1. **Partition Key Selection**: Choose columns used in WHERE clauses
2. **Partition Size**: Aim for partitions with 100K - 10M rows each
3. **Query Patterns**: Design partitions based on how you query data
4. **Overhead**: Too many partitions can create overhead
5. **Maintenance**: Monitor and maintain partition statistics


In [None]:
-- Example: Creating a simple partitioned table
-- This is a conceptual example - syntax varies by database

-- Step 1: Create a partitioned table by date (monthly)
CREATE TABLE monthly_sales (
    sale_id INT,
    sale_date DATE,
    product_id INT,
    quantity INT,
    price DECIMAL(10, 2)
)
PARTITION BY RANGE (sale_date) (
    PARTITION p2023_01 VALUES LESS THAN ('2023-02-01'),
    PARTITION p2023_02 VALUES LESS THAN ('2023-03-01'),
    PARTITION p2023_03 VALUES LESS THAN ('2023-04-01')
);

-- Step 2: Insert data (database automatically routes to correct partition)
INSERT INTO monthly_sales VALUES
(1, '2023-01-15', 101, 5, 100.00),  -- Goes to p2023_01
(2, '2023-02-20', 102, 3, 150.00),  -- Goes to p2023_02
(3, '2023-03-10', 103, 2, 200.00);  -- Goes to p2023_03

-- Step 3: Query with partition pruning
-- Database only scans p2023_02 partition, skips others!
SELECT * FROM monthly_sales 
WHERE sale_date BETWEEN '2023-02-01' AND '2023-02-28';


In [None]:
-- Example: List partitioning by region
CREATE TABLE regional_customers (
    customer_id INT,
    customer_name VARCHAR(100),
    region VARCHAR(50),
    registration_date DATE
)
PARTITION BY LIST (region) (
    PARTITION p_usa VALUES IN ('USA', 'Canada'),
    PARTITION p_europe VALUES IN ('UK', 'Germany', 'France'),
    PARTITION p_asia VALUES IN ('India', 'China', 'Japan')
);

-- Insert data
INSERT INTO regional_customers VALUES
(1, 'John Doe', 'USA', '2023-01-15'),      -- Goes to p_usa
(2, 'Jane Smith', 'UK', '2023-02-20'),     -- Goes to p_europe
(3, 'Raj Kumar', 'India', '2023-03-10');   -- Goes to p_asia

-- Query - only scans p_europe partition
SELECT * FROM regional_customers WHERE region = 'UK';


## Practice Exercise

### Questions to Think About:

1. **When would you use range partitioning vs list partitioning?**
   - Range: When data has natural ordering (dates, numbers)
   - List: When data has distinct categories (regions, status values)
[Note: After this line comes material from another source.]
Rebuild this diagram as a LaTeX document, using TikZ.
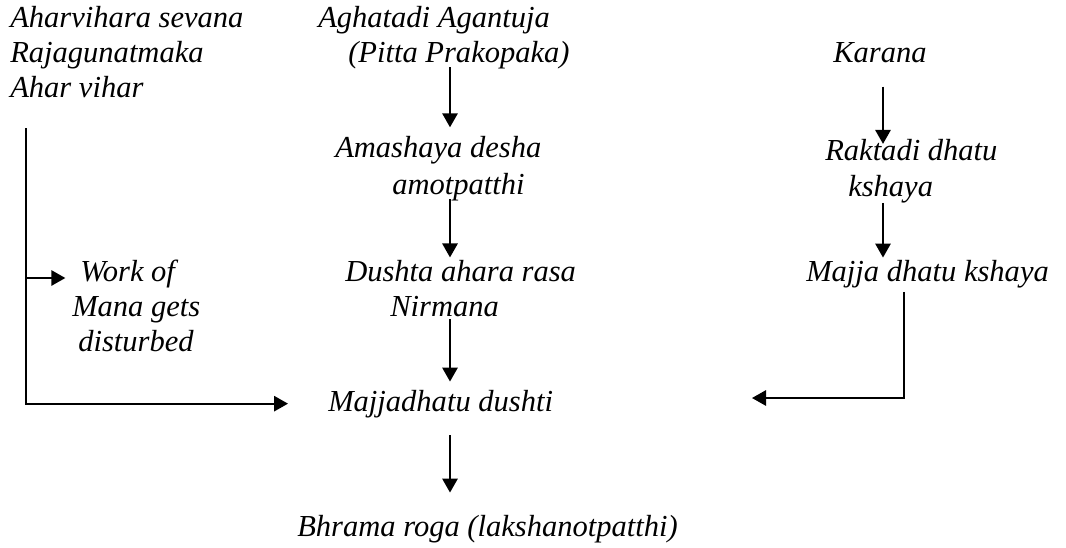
\documentclass[tikz,border=0pt]{standalone}
\usepackage{fontspec}
\setmainfont{Liberation Serif}
\usetikzlibrary{arrows.meta}

\begin{document}
\begin{tikzpicture}[x=0.75pt, y=-0.75pt,
  txt/.style={font=\fontsize{22.9}{26}\selectfont\itshape, inner sep=0pt, anchor=base west},
  flow/.style={line width=1.5pt, -{Triangle[length=10.5pt,width=11.5pt]}}]
  \useasboundingbox (0,0) rectangle (1066,547);

  % Causes (left and top)
  \node[txt] (ahar1) at (10,27) {Aharvihara sevana};
  \node[txt] (ahar2) at (10,62) {Rajagunatmaka};
  \node[txt] (ahar3) at (10,97) {Ahar vihar};
  \node[txt] (aghat) at (318,27) {Aghatadi Agantuja};
  \node[txt] (pitta) at (348,62) {(Pitta Prakopaka)};
  \node[txt] (karana) at (833,62) {Karana};

  % Middle chain
  \node[txt] (amash1) at (335,157) {Amashaya desha};
  \node[txt] (amash2) at (392,194) {amotpatthi};
  \node[txt] (dushta) at (345,281) {Dushta ahara rasa};
  \node[txt] (nirmana) at (390,316) {Nirmana};
  \node[txt] (majjad) at (328,411) {Majjadhatu dushti};
  \node[txt] (bhrama) at (297,536) {Bhrama roga (lakshanotpatthi)};

  % Mana branch
  \node[txt] (work1) at (80,281) {Work of};
  \node[txt] (work2) at (72,316) {Mana gets};
  \node[txt] (work3) at (78,351) {disturbed};

  % Right chain
  \node[txt] (rakta1) at (825,160) {Raktadi dhatu};
  \node[txt] (rakta2) at (848,196) {kshaya};
  \node[txt] (majjak) at (806,281) {Majja dhatu kshaya};

  \coordinate (colA) at (450,0);
  \coordinate (colR) at (883,0);
  \coordinate (lstart) at (26,128);
  \coordinate (lbranch) at (26,278);
  \coordinate (rdrop) at (904,0);
  \coordinate (rin) at (752,398);

  % Arrows, middle chain
  \draw[flow, shorten <=-1pt, shorten >=6.2pt] (pitta.south -| colA) -- (amash1.north -| colA);
  \draw[flow, shorten <=-1pt, shorten >=1.6pt] (amash2.south -| colA) -- (dushta.north -| colA);
  \draw[flow, shorten <=2pt, shorten >=6pt] (nirmana.south -| colA) -- (majjad.north -| colA);
  \draw[flow, shorten <=13pt, shorten >=16.5pt] (majjad.south -| colA) -- (bhrama.north -| colA);

  % Arrows, right chain
  \draw[flow, shorten <=18pt, shorten >=-4pt] (karana.south -| colR) -- (rakta1.north -| colR);
  \draw[flow, shorten <=0pt, shorten >=1.5pt] (rakta2.south -| colR) -- (majjak.north -| colR);
  \draw[flow, line width=1.4pt, shorten <=3pt] (majjak.south -| rdrop) |- (rin);

  % Left line
  \draw[flow, line width=1.4pt, shorten >=30pt] (lstart) |- (majjad.west);
  \draw[flow, line width=1.4pt, shorten >=11pt] (lbranch) -- (lbranch -| work1.west);
\end{tikzpicture}
\end{document}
2. **What happens if you query without the partition key in WHERE clause?**
   - Database scans ALL partitions (still works, but slower)

3. **Can you partition by multiple columns?**
   - Yes! This is called composite partitioning

4. **What's the downside of having too many partitions?**
   - Overhead in managing many small partitions
   - Query planning becomes more complex
   - Storage overhead for partition metadata